My other favourite meals were on the beach at Welcombe.There were two last beautiful golden evenings before we went home and we spent them both swimming and cooking supper . We carried my cast iron dutch oven pot down the path and on to the rocks, perched as high as we could as the tide came in and made the most perfect exquisite roast chicken in cider, fresh herbs, with onions garlic and lemon. On the last night we met with Pop, Alex, Tony and Jay, this time only venturing  as far as the bottom of the steps as the tide was so high. We barbecued vegetables and potatos from their garden, sausages and kebabs from the butcher at Kilkhampton, Jay bringing  freshly baked bread in a basket, we toasted each other with chilled prosecco as we sat looking out over the silver shimmering sea, until the sky turned pink and the sun went down

Luckily my friends are creatures of habit too ( though these habits have not always been so welcome in the case of my children who did understandably sometimes mutiny at being made to sit in a tent for weeks in the rain) but the same group of us have been camping together for years , with inevitable comings and goings and gaps. The babies, chubby  toddlers and kids we used to carry down to the beach, who spent hours playing in the tipi, putting on endless plays, fighting, laughing, falling in the mud, hanging out in the shop buying sweets and dream catchers are now young adults. The visitor books at the craft fair and the museum ( good bolt holes on a rainy day), photos and endless videos bear testament to their presence over the past twenty five years or so. 

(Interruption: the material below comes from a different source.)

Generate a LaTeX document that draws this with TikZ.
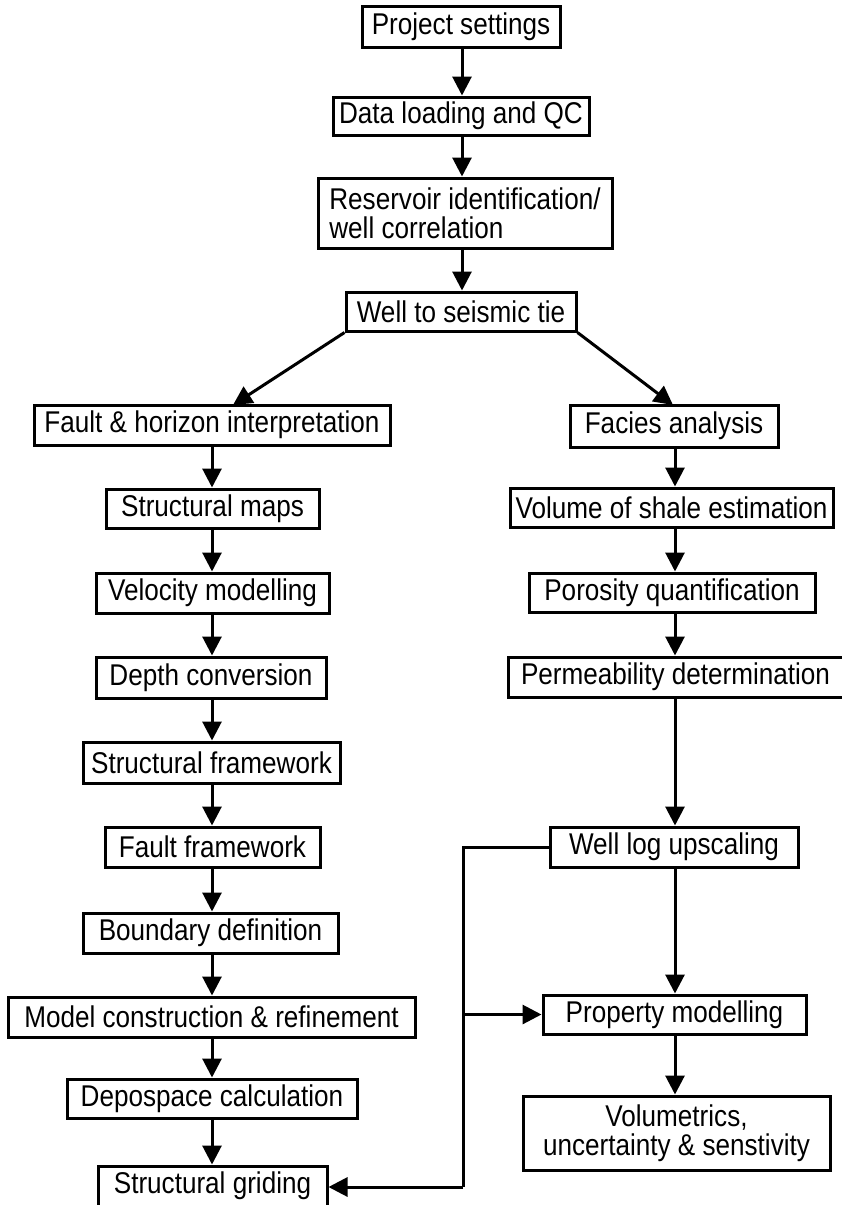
\documentclass[tikz,border=0pt]{standalone}
\usepackage{fontspec}
\setmainfont{Liberation Sans}[FakeStretch=0.87]
\usetikzlibrary{arrows.meta}
\begin{document}
\begin{tikzpicture}[x=1pt,y=-1pt,
  box/.style={draw, line width=3pt, inner sep=0pt, font=\fontsize{30}{29}\selectfont},
  arr/.style={line width=3pt, -{Triangle[width=19pt,length=19pt]}},
  ln/.style={line width=3pt}]
\useasboundingbox (0,0) rectangle (842,1205);
% top column
\node[box, minimum width=198pt, minimum height=41pt] (ps) at (461,26.5) {Project settings};
\node[box, minimum width=256pt, minimum height=38pt] (dl) at (461,116) {Data loading and QC};
\node[box, minimum width=294pt, minimum height=70pt, align=left] (rw) at (465,213) {Reservoir identification/\\well correlation};
\node[box, minimum width=230pt, minimum height=39pt] (wst) at (461,311.5) {Well to seismic tie};
% left column
\node[box, minimum width=356pt, minimum height=40pt] (fh) at (212,425) {Fault \& horizon interpretation};
\node[box, minimum width=213pt, minimum height=39pt] (sm) at (212.5,508.5) {Structural maps};
\node[box, minimum width=233pt, minimum height=40pt] (vm) at (212.5,593) {Velocity modelling};
\node[box, minimum width=230pt, minimum height=41pt] (dc) at (211,677.5) {Depth conversion};
\node[box, minimum width=257pt, minimum height=41pt] (sf) at (211.5,762.5) {Structural framework};
\node[box, minimum width=215pt, minimum height=40pt] (ff) at (212.5,847) {Fault framework};
\node[box, minimum width=255pt, minimum height=40pt] (bd) at (210.5,933) {Boundary definition};
\node[box, minimum width=407pt, minimum height=40pt] (mc) at (211.5,1017) {Model construction \& refinement};
\node[box, minimum width=290pt, minimum height=39pt] (dsp) at (212,1098.5) {Depospace calculation};
\node[box, minimum width=229pt, minimum height=40pt] (sg) at (212.5,1186) {Structural griding};
% right column
\node[box, minimum width=208pt, minimum height=42pt] (fa) at (674,426) {Facies analysis};
\node[box, minimum width=323pt, minimum height=39pt] (vs) at (671.5,507.5) {Volume of shale estimation};
\node[box, minimum width=286pt, minimum height=39pt] (pq) at (672,592.5) {Porosity quantification};
\node[box, minimum width=335pt, minimum height=40pt] (pd) at (675.5,677) {Permeability determination};
\node[box, minimum width=248pt, minimum height=40pt] (wlu) at (674,847) {Well log upscaling};
\node[box, minimum width=263pt, minimum height=39pt] (pm) at (674.5,1014.5) {Property modelling};
\node[box, minimum width=307pt, minimum height=74pt, align=center] (vol) at (676.5,1133) {Volumetrics,\\uncertainty \& senstivity};
% column axes
\coordinate (T) at (462,0);
\coordinate (L) at (212,0);
\coordinate (R) at (675,0);
% top arrows
\draw[arr] (ps.south -| T) -- (dl.north -| T);
\draw[arr] (dl.south -| T) -- (rw.north -| T);
\draw[arr] (rw.south -| T) -- (wst.north -| T);
% split
\coordinate (ltip) at (233,405);
\coordinate (rtip) at (673,405);
\draw[arr] (wst.south west) -- (ltip);
\draw[arr] (wst.south east) -- (rtip);
% left chain
\draw[arr] (fh.south -| L) -- (sm.north -| L);
\draw[arr] (sm.south -| L) -- (vm.north -| L);
\draw[arr] (vm.south -| L) -- (dc.north -| L);
\draw[arr] (dc.south -| L) -- (sf.north -| L);
\draw[arr] (sf.south -| L) -- (ff.north -| L);
\draw[arr] (ff.south -| L) -- (bd.north -| L);
\draw[arr] (bd.south -| L) -- (mc.north -| L);
\draw[arr] (mc.south -| L) -- (dsp.north -| L);
\draw[arr] (dsp.south -| L) -- (sg.north -| L);
% right chain
\draw[arr] (fa.south -| R) -- (vs.north -| R);
\draw[arr] (vs.south -| R) -- (pq.north -| R);
\draw[arr] (pq.south -| R) -- (pd.north -| R);
\draw[arr] (pd.south -| R) -- (wlu.north -| R);
\draw[arr] (wlu.south -| R) -- (pm.north -| R);
\draw[arr] (pm.south -| R) -- (vol.north -| R);
% feedback connector
\coordinate (jt) at (463,847);
\coordinate (jm) at (463,1014.5);
\coordinate (jb) at (463,1187);
\draw[ln, line join=miter] (wlu.west) -- (jt) -- (jb);
\draw[arr] (jb) -- (sg.east |- jb);
\draw[arr] (jm) -- (pm.west);
\end{tikzpicture}
\end{document}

 Can it really have been that long? Since the time when a small Tashi was frightened of the seaweed,how she cried when the dog ate her maltesers  and Lucas was so terrified of the Hartland Carnival that I had to wheel him away in his buggy (in hindsight this showed remarkable good taste for one so young). And when we made a bed for baby Molly on the rocks while we swam at the quay and it started to rain so hard that she woke up and laughed. The mornings when they would all get up early, listening out of the sound of Colin’s quad bike as he would come and whisk them away for an hour of rounding up sheep, an hour of peace for us parents. How he would teach them about electric fences by getting them to hold one, and that we found out much later that Harvey had almost turned the quad bike over aged about four. When  Charlie the milkman brought his grandchildren up to have a look at our tipi and his horrified expression having entered to find a damp sleeping bag smouldering over the fire as a gaggle of wild eyed feral youngsters danced about. Suppers in the pub with a chef on holiday and the evening the rainwater poured down the fronsteps into the bar. Exciting wild high tides at the quay with squealing kids, Alex losing his glasses and finding them again as the next wave swept over the top, Ruth grabbing Molly by the scruff of her neck to avoid herfalling into the churning, frothing mass and just two weeks ago all of them running along the sea wall and diving in. Annual and much feared ghost  walks, Tess and I scurrying around the churchyard in the fat suits we found in Colin’s barn ( Bubbles from Little Britain had featured in the carnival that year), Tim hiding in the hedge moaning and wailing as the kids walked down the lane, lit only by moonlight. The way they ran so fast as they made their way back up the track past the farmyard as we threw handfuls of gravel on to the roof of the big barn. Hot chocolate and cheesy chips at the Quay. The first pint of Tribute. The hazy mornings and golden evenings on the beach when everything seems right with the world. Bone chilling swims under the waterfall, sunburnt cheeks and damp trousers, smoke drenched hair and laughter.

And being part of a tribe. Our summer tribe. Friends always and forever.